- [Job] Leave out the images and repeat the listing below without a single change.

- [Stored data]
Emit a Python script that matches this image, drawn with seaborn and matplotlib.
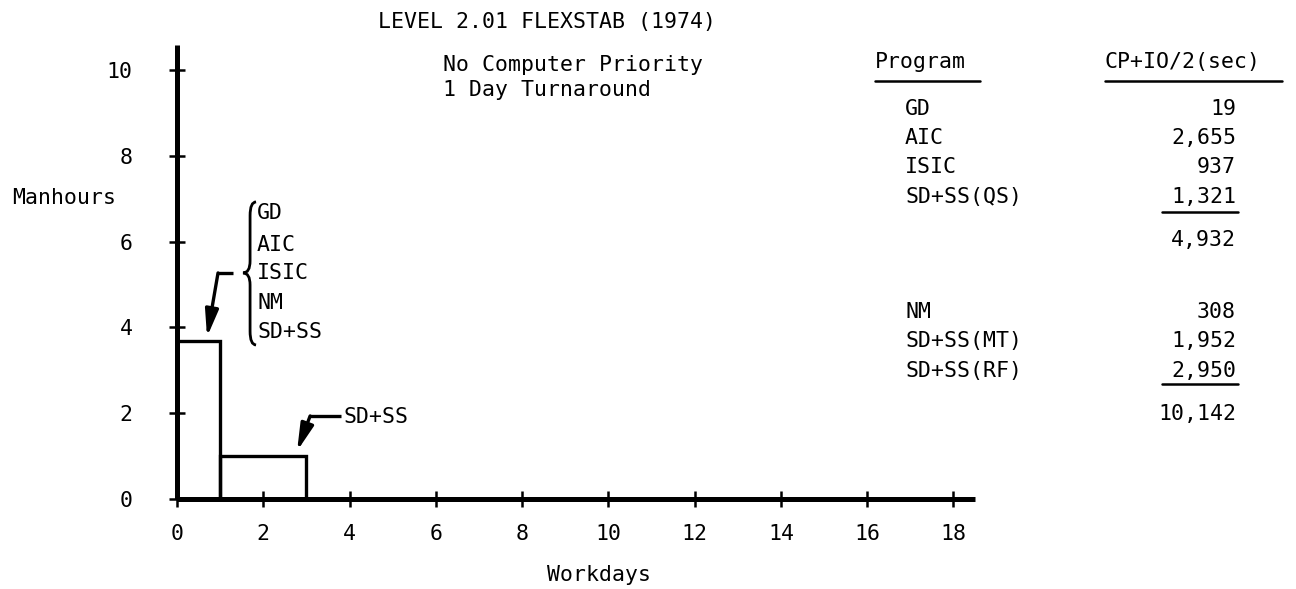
import matplotlib
matplotlib.use("Agg")
import matplotlib.pyplot as plt
import seaborn as sns
import numpy as np
import pandas as pd
from matplotlib.path import Path
from matplotlib.patches import PathPatch
from matplotlib.lines import Line2D

# ---------------- data ----------------
bar_edges = [0, 1, 3]            # workdays bin edges
bar_mid = [0.5, 2.0]             # bin centres
bar_manhours = [3.69, 1.0]       # manhours per bin
x_ticks = list(range(0, 19, 2))
y_ticks = list(range(0, 11, 2))

brace_programs = ["GD", "AIC", "ISIC", "NM", "SD+SS"]
second_label = "SD+SS"

table_programs_1 = ["GD", "AIC", "ISIC", "SD+SS(QS)"]
table_values_1 = ["19", "2,655", "937", "1,321"]
table_total_1 = "4,932"
table_programs_2 = ["NM", "SD+SS(MT)", "SD+SS(RF)"]
table_values_2 = ["308", "1,952", "2,950"]
table_total_2 = "10,142"

title = "LEVEL 2.01 FLEXSTAB (1974)"
subtitle = ["No Computer Priority", "1 Day Turnaround"]
header_program = "Program"
header_value = "CP+IO/2(sec)"

# ---------------- style ----------------
sns.set_style("white")
FONT = ["DejaVu Sans Mono", "DejaVu Sans"]
plt.rcParams["font.family"] = FONT
plt.rcParams["text.color"] = "black"
plt.rcParams["xtick.color"] = "black"
plt.rcParams["ytick.color"] = "black"
FS = 15.5

W, H = 1296, 589
fig = plt.figure(figsize=(W / 100, H / 100), dpi=100)
ax = fig.add_axes([177 / W, 1 - 499 / H, 798 / W, (499 - 45) / H])

df = pd.DataFrame({"workdays": bar_mid, "manhours": bar_manhours})
sns.histplot(data=df, x="workdays", weights="manhours", bins=bar_edges,
             fill=False, color="black", linewidth=2.4, ax=ax)

ax.set_xlim(0, 18.5)
ax.set_ylim(0, 10.58)
ax.set_xticks(x_ticks)
ax.set_yticks(y_ticks)
ax.set_xlabel("")
ax.set_ylabel("")
for s in ["top", "right"]:
    ax.spines[s].set_visible(False)
for s in ["left", "bottom"]:
    ax.spines[s].set_linewidth(3.6)
    ax.spines[s].set_color("black")
    ax.spines[s].set_capstyle("butt")
ax.tick_params(axis="both", which="major", direction="inout", length=12,
               width=1.8, colors="black", labelcolor="black", labelsize=FS,
               bottom=True, left=True, top=False, right=False)
ax.tick_params(axis="x", pad=12)
ax.tick_params(axis="y", pad=26)
for lab in ax.get_xticklabels() + ax.get_yticklabels():
    lab.set_family(FONT)

def px(x, y):
    return (x / W, 1 - y / H)

TXT = dict(fontsize=FS, color="black")

# axis labels
fig.text(*px(12, 198), "Manhours", ha="left", va="center", **TXT)
fig.text(*px(599, 575), "Workdays", ha="center", va="center", **TXT)

# title & notes
fig.text(*px(378, 22), title, ha="left", va="center", **TXT)
fig.text(*px(443, 65), subtitle[0], ha="left", va="center", **TXT)
fig.text(*px(443, 90), subtitle[1], ha="left", va="center", **TXT)

# brace with program list
bx_tip, bx_stem, bx_end = 1.531, 1.694, 1.833
by_top, by_mid, by_bot = 6.923, 5.268, 3.590
verts = [(bx_end, by_top), (bx_stem, by_top), (bx_stem, by_top - 0.32),
         (bx_stem, by_mid + 0.28),
         (bx_stem, by_mid), (bx_tip, by_mid),
         (bx_stem, by_mid), (bx_stem, by_mid - 0.28),
         (bx_stem, by_bot + 0.32),
         (bx_stem, by_bot), (bx_end, by_bot)]
codes = [Path.MOVETO, Path.CURVE3, Path.CURVE3, Path.LINETO,
         Path.CURVE3, Path.CURVE3, Path.CURVE3, Path.CURVE3,
         Path.LINETO, Path.CURVE3, Path.CURVE3]
ax.add_patch(PathPatch(Path(verts, codes), fill=False, lw=2.0, color="black",
                       clip_on=False))
brace_y = [6.667, 5.921, 5.268, 4.569, 3.893]
for name, yy in zip(brace_programs, brace_y):
    ax.text(1.856, yy, name, ha="left", va="center", clip_on=False, **TXT)

ARROW = dict(arrowstyle="-|>,head_length=0.9,head_width=0.22",
             lw=2.4, color="black", mutation_scale=18, shrinkA=0, shrinkB=0)

# arrow 1 (from brace to first bar)
ax.plot([1.30, 0.951], [5.268, 5.268], color="black", lw=2.4,
        solid_capstyle="butt")
ax.annotate("", xy=(0.696, 3.776), xytext=(0.951, 5.268), arrowprops=ARROW)

# arrow 2 (SD+SS to second bar)
ax.text(3.85, 1.911, second_label, ha="left", va="center", **TXT)
ax.plot([3.80, 3.086], [1.935, 1.935], color="black", lw=2.4,
        solid_capstyle="butt")
ax.annotate("", xy=(2.784, 1.119), xytext=(3.086, 1.935), arrowprops=ARROW)

# right-hand table
fig.text(*px(875, 62), header_program, ha="left", va="center", **TXT)
fig.text(*px(1105, 62), header_value, ha="left", va="center", **TXT)

def hline(x0, x1, y, lw=1.8):
    fig.add_artist(Line2D([x0 / W, x1 / W], [1 - y / H, 1 - y / H],
                          color="black", lw=lw))

hline(875, 980, 81)
hline(1105, 1282, 81)

rows1_y = [109, 138, 167, 197]
for name, val, yy in zip(table_programs_1, table_values_1, rows1_y):
    fig.text(*px(905, yy), name, ha="left", va="center", **TXT)
    fig.text(*px(1236, yy), val, ha="right", va="center", **TXT)
hline(1162, 1238, 212)
fig.text(*px(1236, 240), table_total_1, ha="right", va="center", **TXT)

rows2_y = [312, 341, 371]
for name, val, yy in zip(table_programs_2, table_values_2, rows2_y):
    fig.text(*px(905, yy), name, ha="left", va="center", **TXT)
    fig.text(*px(1236, yy), val, ha="right", va="center", **TXT)
hline(1162, 1238, 384)
fig.text(*px(1236, 414), table_total_2, ha="right", va="center", **TXT)

fig.savefig("out.png", dpi=100, facecolor="white")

- [Exercise result]
Emit a Python script that matches this image, drawn with seaborn and matplotlib.
import matplotlib
matplotlib.use("Agg")
import matplotlib.pyplot as plt
import seaborn as sns
import numpy as np
import pandas as pd
from matplotlib.path import Path
from matplotlib.patches import PathPatch
from matplotlib.lines import Line2D

# ---------------- data ----------------
bar_edges = [0, 1, 3]            # workdays bin edges
bar_mid = [0.5, 2.0]             # bin centres
bar_manhours = [3.69, 1.0]       # manhours per bin
x_ticks = list(range(0, 19, 2))
y_ticks = list(range(0, 11, 2))

brace_programs = ["GD", "AIC", "ISIC", "NM", "SD+SS"]
second_label = "SD+SS"

table_programs_1 = ["GD", "AIC", "ISIC", "SD+SS(QS)"]
table_values_1 = ["19", "2,655", "937", "1,321"]
table_total_1 = "4,932"
table_programs_2 = ["NM", "SD+SS(MT)", "SD+SS(RF)"]
table_values_2 = ["308", "1,952", "2,950"]
table_total_2 = "10,142"

title = "LEVEL 2.01 FLEXSTAB (1974)"
subtitle = ["No Computer Priority", "1 Day Turnaround"]
header_program = "Program"
header_value = "CP+IO/2(sec)"

# ---------------- style ----------------
sns.set_style("white")
FONT = ["DejaVu Sans Mono", "DejaVu Sans"]
plt.rcParams["font.family"] = FONT
plt.rcParams["text.color"] = "black"
plt.rcParams["xtick.color"] = "black"
plt.rcParams["ytick.color"] = "black"
FS = 15.5

W, H = 1296, 589
fig = plt.figure(figsize=(W / 100, H / 100), dpi=100)
ax = fig.add_axes([177 / W, 1 - 499 / H, 798 / W, (499 - 45) / H])

df = pd.DataFrame({"workdays": bar_mid, "manhours": bar_manhours})
sns.histplot(data=df, x="workdays", weights="manhours", bins=bar_edges,
             fill=False, color="black", linewidth=2.4, ax=ax)

ax.set_xlim(0, 18.5)
ax.set_ylim(0, 10.58)
ax.set_xticks(x_ticks)
ax.set_yticks(y_ticks)
ax.set_xlabel("")
ax.set_ylabel("")
for s in ["top", "right"]:
    ax.spines[s].set_visible(False)
for s in ["left", "bottom"]:
    ax.spines[s].set_linewidth(3.6)
    ax.spines[s].set_color("black")
    ax.spines[s].set_capstyle("butt")
ax.tick_params(axis="both", which="major", direction="inout", length=12,
               width=1.8, colors="black", labelcolor="black", labelsize=FS,
               bottom=True, left=True, top=False, right=False)
ax.tick_params(axis="x", pad=12)
ax.tick_params(axis="y", pad=26)
for lab in ax.get_xticklabels() + ax.get_yticklabels():
    lab.set_family(FONT)

def px(x, y):
    return (x / W, 1 - y / H)

TXT = dict(fontsize=FS, color="black")

# axis labels
fig.text(*px(12, 198), "Manhours", ha="left", va="center", **TXT)
fig.text(*px(599, 575), "Workdays", ha="center", va="center", **TXT)

# title & notes
fig.text(*px(378, 22), title, ha="left", va="center", **TXT)
fig.text(*px(443, 65), subtitle[0], ha="left", va="center", **TXT)
fig.text(*px(443, 90), subtitle[1], ha="left", va="center", **TXT)

# brace with program list
bx_tip, bx_stem, bx_end = 1.531, 1.694, 1.833
by_top, by_mid, by_bot = 6.923, 5.268, 3.590
verts = [(bx_end, by_top), (bx_stem, by_top), (bx_stem, by_top - 0.32),
         (bx_stem, by_mid + 0.28),
         (bx_stem, by_mid), (bx_tip, by_mid),
         (bx_stem, by_mid), (bx_stem, by_mid - 0.28),
         (bx_stem, by_bot + 0.32),
         (bx_stem, by_bot), (bx_end, by_bot)]
codes = [Path.MOVETO, Path.CURVE3, Path.CURVE3, Path.LINETO,
         Path.CURVE3, Path.CURVE3, Path.CURVE3, Path.CURVE3,
         Path.LINETO, Path.CURVE3, Path.CURVE3]
ax.add_patch(PathPatch(Path(verts, codes), fill=False, lw=2.0, color="black",
                       clip_on=False))
brace_y = [6.667, 5.921, 5.268, 4.569, 3.893]
for name, yy in zip(brace_programs, brace_y):
    ax.text(1.856, yy, name, ha="left", va="center", clip_on=False, **TXT)

ARROW = dict(arrowstyle="-|>,head_length=0.9,head_width=0.22",
             lw=2.4, color="black", mutation_scale=18, shrinkA=0, shrinkB=0)

# arrow 1 (from brace to first bar)
ax.plot([1.30, 0.951], [5.268, 5.268], color="black", lw=2.4,
        solid_capstyle="butt")
ax.annotate("", xy=(0.696, 3.776), xytext=(0.951, 5.268), arrowprops=ARROW)

# arrow 2 (SD+SS to second bar)
ax.text(3.85, 1.911, second_label, ha="left", va="center", **TXT)
ax.plot([3.80, 3.086], [1.935, 1.935], color="black", lw=2.4,
        solid_capstyle="butt")
ax.annotate("", xy=(2.784, 1.119), xytext=(3.086, 1.935), arrowprops=ARROW)

# right-hand table
fig.text(*px(875, 62), header_program, ha="left", va="center", **TXT)
fig.text(*px(1105, 62), header_value, ha="left", va="center", **TXT)

def hline(x0, x1, y, lw=1.8):
    fig.add_artist(Line2D([x0 / W, x1 / W], [1 - y / H, 1 - y / H],
                          color="black", lw=lw))

hline(875, 980, 81)
hline(1105, 1282, 81)

rows1_y = [109, 138, 167, 197]
for name, val, yy in zip(table_programs_1, table_values_1, rows1_y):
    fig.text(*px(905, yy), name, ha="left", va="center", **TXT)
    fig.text(*px(1236, yy), val, ha="right", va="center", **TXT)
hline(1162, 1238, 212)
fig.text(*px(1236, 240), table_total_1, ha="right", va="center", **TXT)

rows2_y = [312, 341, 371]
for name, val, yy in zip(table_programs_2, table_values_2, rows2_y):
    fig.text(*px(905, yy), name, ha="left", va="center", **TXT)
    fig.text(*px(1236, yy), val, ha="right", va="center", **TXT)
hline(1162, 1238, 384)
fig.text(*px(1236, 414), table_total_2, ha="right", va="center", **TXT)

fig.savefig("out.png", dpi=100, facecolor="white")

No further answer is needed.